Around that time, the camera also helped me get a job as a photojournalist for local newspapers. Although I was still recovering from agoraphobia, I took the job, as it got me out and with the camera in hand to help as a buffer between myself and the world around me, my “safe zone” grew wider and wider. The Editor of one newspaper who I worked with for a couple of years loved my photos and even though I had no training in photography, he hired me saying that as an artist I would naturally have an eye for composition, etc. After going on my very first assignment, and showing him my photos, he laughed with glee at a photo of a little girl looking right at the camera while sitting with her Easter basket and her cheeks stuffed with chocolate. He put that on the cover.

Life went on and a couple of moves later, photographer/author Corinne Botz contacted me and said she was doing a project about agoraphobics and their spaces and asked if she could photograph me. We met a couple of times. Her photographs of me were interesting and I think she got something different than she was expecting, as I wasn’t so tied to my surroundings as I might have been, or perhaps as other agoraphobics she met had been. Her photos of me were included in an exhibition in Manhattan.

The camera also became extremely important to me as a way to cope with my difficult situation with health issues, agoraphobia, loss, abandonment, and isolation. In January 2007, I began a series of snapshots for a photo-a-day project I did for a year. I started it after an excruciating breakup and after learning that my father was ill with cancer. He passed a couple of months after I began and I knew my life would change forever. I did that project for over a year.

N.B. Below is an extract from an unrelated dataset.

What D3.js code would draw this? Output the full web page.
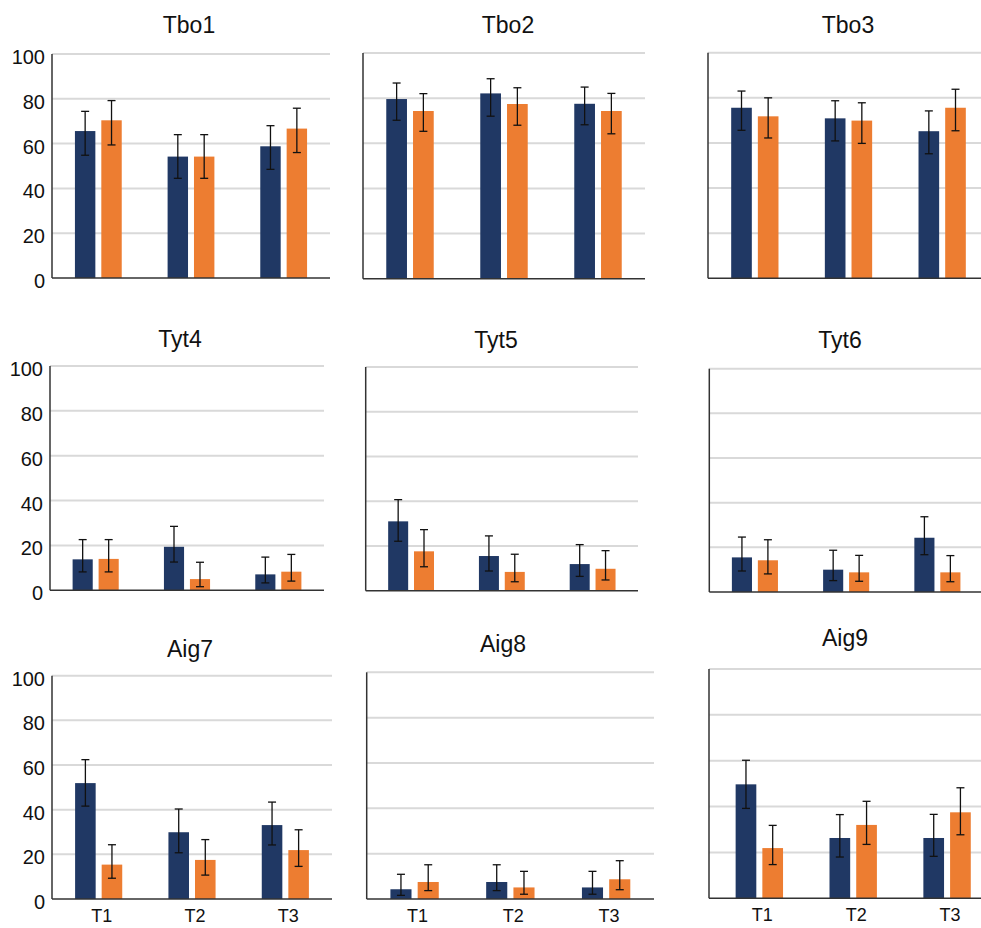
<!DOCTYPE html>
<html>
<head>
<meta charset="utf-8">
<script src="https://cdn.jsdelivr.net/npm/d3@7/dist/d3.min.js"></script>
<style>
  html, body { margin: 0; padding: 0; background: #ffffff; }
  svg { display: block; font-family: "Liberation Sans", Arial, sans-serif; }
</style>
</head>
<body>
<svg id="chart" width="981" height="928"></svg>
<script>
// ---- data ----
const panelTitles = ["Tbo1", "Tbo2", "Tbo3", "Tyt4", "Tyt5", "Tyt6", "Aig7", "Aig8", "Aig9"];
const categories = ["T1", "T2", "T3"];
const yTicks = [0, 20, 40, 60, 80, 100];

// first series (navy): mean, lower and upper error-bar ends per panel
const navyMean = [
  [65.6, 54.2, 58.8], [79.6, 82.1, 77.5], [75.6, 70.9, 65.2],
  [13.8, 19.4, 7.1],  [31.0, 15.5, 11.9], [15.5, 10.0, 24.3],
  [51.9, 29.9, 33.1], [4.3, 7.5, 5.1],    [49.7, 26.3, 26.3]
];
const navyLow = [
  [54.8, 44.5, 48.5], [70.2, 72.0, 68.2], [65.6, 60.9, 55.2],
  [8.2, 12.6, 3.3],   [22.1, 8.8, 6.4],   [9.4, 5.1, 16.7],
  [41.6, 20.7, 24.2], [1.6, 3.7, 2.1],    [39.2, 18.0, 18.3]
];
const navyHigh = [
  [74.4, 64.0, 68.0], [86.7, 88.6, 84.9], [83.0, 78.7, 74.2],
  [22.6, 28.5, 14.8], [40.7, 24.5, 20.6], [24.6, 18.7, 33.7],
  [62.4, 40.3, 43.4], [10.9, 15.1, 12.2], [60.2, 36.5, 36.6]
];

// second series (orange)
const orangeMean = [
  [70.4, 54.2, 66.7], [74.3, 77.4, 74.3], [71.8, 69.9, 75.6],
  [14.0, 5.0, 8.3],   [17.6, 8.4, 9.8],   [14.2, 8.8, 8.8],
  [15.4, 17.5, 21.9], [7.5, 5.1, 8.7],    [21.9, 32.0, 37.5]
];
const orangeLow = [
  [59.4, 44.5, 56.0], [65.3, 68.0, 64.2], [62.2, 59.8, 65.4],
  [8.2, 1.6, 4.1],    [10.7, 4.0, 4.8],   [8.1, 4.8, 4.6],
  [9.3, 10.7, 14.6],  [3.7, 2.1, 4.1],    [14.7, 23.5, 27.7]
];
const orangeHigh = [
  [79.2, 64.0, 75.8], [82.0, 84.6, 82.1], [80.0, 77.8, 83.8],
  [22.6, 12.5, 16.0], [27.3, 16.3, 17.9], [23.4, 16.4, 16.3],
  [24.3, 26.6, 31.0], [15.1, 12.2, 16.9], [31.8, 42.3, 48.2]
];

// ---- layout ----
const frames = [
  { left: 52,    top: 54,    bottom: 278,   right: 330, titleX: 189, titleY: 33 },
  { left: 363,   top: 53,    bottom: 278.7, right: 645, titleX: 508, titleY: 33 },
  { left: 708,   top: 52.7,  bottom: 278.3, right: 989, titleX: 848, titleY: 33 },
  { left: 50,    top: 366,   bottom: 590.3, right: 324, titleX: 180, titleY: 347 },
  { left: 365.7, top: 367,   bottom: 590.7, right: 638, titleX: 496, titleY: 348 },
  { left: 709.3, top: 368.7, bottom: 592,   right: 983, titleX: 840, titleY: 348 },
  { left: 52,    top: 675.7, bottom: 899,   right: 332, titleX: 190, titleY: 657 },
  { left: 366.7, top: 672.3, bottom: 899,   right: 654, titleX: 503, titleY: 652 },
  { left: 709,   top: 669,   bottom: 898.3, right: 994, titleX: 845, titleY: 646, xStart: 712.4 }
];
const navyColor = "#203864";
const orangeColor = "#ED7D31";
const showYLabels = [true, false, false, true, false, false, true, false, false];
const showXLabels = [false, false, false, false, false, false, true, true, true];

const svg = d3.select("#chart");

frames.forEach((f, i) => {
  const g = svg.append("g");

  const y = d3.scaleLinear().domain([0, 100]).range([f.bottom, f.top]);
  const x0 = d3.scaleBand().domain(categories)
    .range([f.xStart ?? f.left, f.right]).paddingInner(0).paddingOuter(0);
  const groupW = x0.bandwidth() * 0.505;
  const x1 = d3.scaleBand().domain(["navy", "orange"])
    .range([-groupW / 2, groupW / 2]).paddingInner(0.226).paddingOuter(0);

  // horizontal gridlines
  g.append("g").selectAll("line")
    .data(yTicks.filter(t => t > 0))
    .join("line")
    .attr("x1", f.left).attr("x2", f.right)
    .attr("y1", d => y(d)).attr("y2", d => y(d))
    .attr("stroke", "#d9d9d9").attr("stroke-width", 2);

  // y tick labels on the left column
  if (showYLabels[i]) {
    g.append("g").selectAll("text")
      .data(yTicks)
      .join("text")
      .attr("x", f.left - 7)
      .attr("y", d => y(d) + 3)
      .attr("dy", "0.35em")
      .attr("text-anchor", "end")
      .attr("font-size", 20)
      .attr("fill", "#111")
      .text(d => d);
  }

  const rows = categories.map((c, k) => [
    { cat: c, key: "navy", v: navyMean[i][k], lo: navyLow[i][k], hi: navyHigh[i][k], color: navyColor },
    { cat: c, key: "orange", v: orangeMean[i][k], lo: orangeLow[i][k], hi: orangeHigh[i][k], color: orangeColor }
  ]).flat();

  const cx = d => x0(d.cat) + x0.bandwidth() / 2 + x1(d.key);

  // bars
  g.append("g").selectAll("rect")
    .data(rows)
    .join("rect")
    .attr("x", d => cx(d))
    .attr("width", x1.bandwidth())
    .attr("y", d => y(d.v))
    .attr("height", d => y(0) - y(d.v))
    .attr("fill", d => d.color);

  // error bars
  const eb = g.append("g").attr("stroke", "#111").attr("stroke-width", 1.3);
  const mid = d => cx(d) + x1.bandwidth() / 2;
  eb.selectAll("line.v").data(rows).join("line").attr("class", "v")
    .attr("x1", mid).attr("x2", mid)
    .attr("y1", d => y(d.hi)).attr("y2", d => y(d.lo));
  eb.selectAll("line.t").data(rows).join("line").attr("class", "t")
    .attr("x1", d => mid(d) - 4).attr("x2", d => mid(d) + 4)
    .attr("y1", d => y(d.hi)).attr("y2", d => y(d.hi));
  eb.selectAll("line.b").data(rows).join("line").attr("class", "b")
    .attr("x1", d => mid(d) - 4).attr("x2", d => mid(d) + 4)
    .attr("y1", d => y(d.lo)).attr("y2", d => y(d.lo));

  // axis lines
  g.append("line")
    .attr("x1", f.left).attr("x2", f.left)
    .attr("y1", f.top).attr("y2", f.bottom)
    .attr("stroke", "#333").attr("stroke-width", 1.5);
  g.append("line")
    .attr("x1", f.left).attr("x2", f.right)
    .attr("y1", f.bottom).attr("y2", f.bottom)
    .attr("stroke", "#333").attr("stroke-width", 1.5);

  // x category labels on the bottom row
  if (showXLabels[i]) {
    g.append("g").selectAll("text")
      .data(categories)
      .join("text")
      .attr("x", d => x0(d) + x0.bandwidth() / 2 + 3)
      .attr("y", f.bottom + 23)
      .attr("text-anchor", "middle")
      .attr("font-size", 18)
      .attr("fill", "#111")
      .text(d => d);
  }

  // panel title
  g.append("text")
    .attr("x", f.titleX)
    .attr("y", f.titleY)
    .attr("text-anchor", "middle")
    .attr("font-size", 23)
    .attr("fill", "#111")
    .text(panelTitles[i]);
});
</script>
</body>
</html>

Then I moved into more creative self-portraits, many which are included in the video above. I also did many portraits of friends. The titles of the self-portraits were really important but when I did the video I didn’t include them for some reason, so hopefully they speak for themselves. Not long after that, I moved to an area where I still live that at the time was out of my comfort zone. Quickly I recovered from the agoraphobia, as I had to adapt to my new life in a location that had previously been inaccessible to me.

Although these days my camera is my phone, I still take photos every single day. They are a document of my life, a visual diary. When I forget all I’ve done and experienced, I can look back on the photos I’ve taken and remember not only what I’ve seen and done, but how I felt. And now as I heal from the strokes and other losses in recent years, it is so incredibly helpful to be able to see my life in images.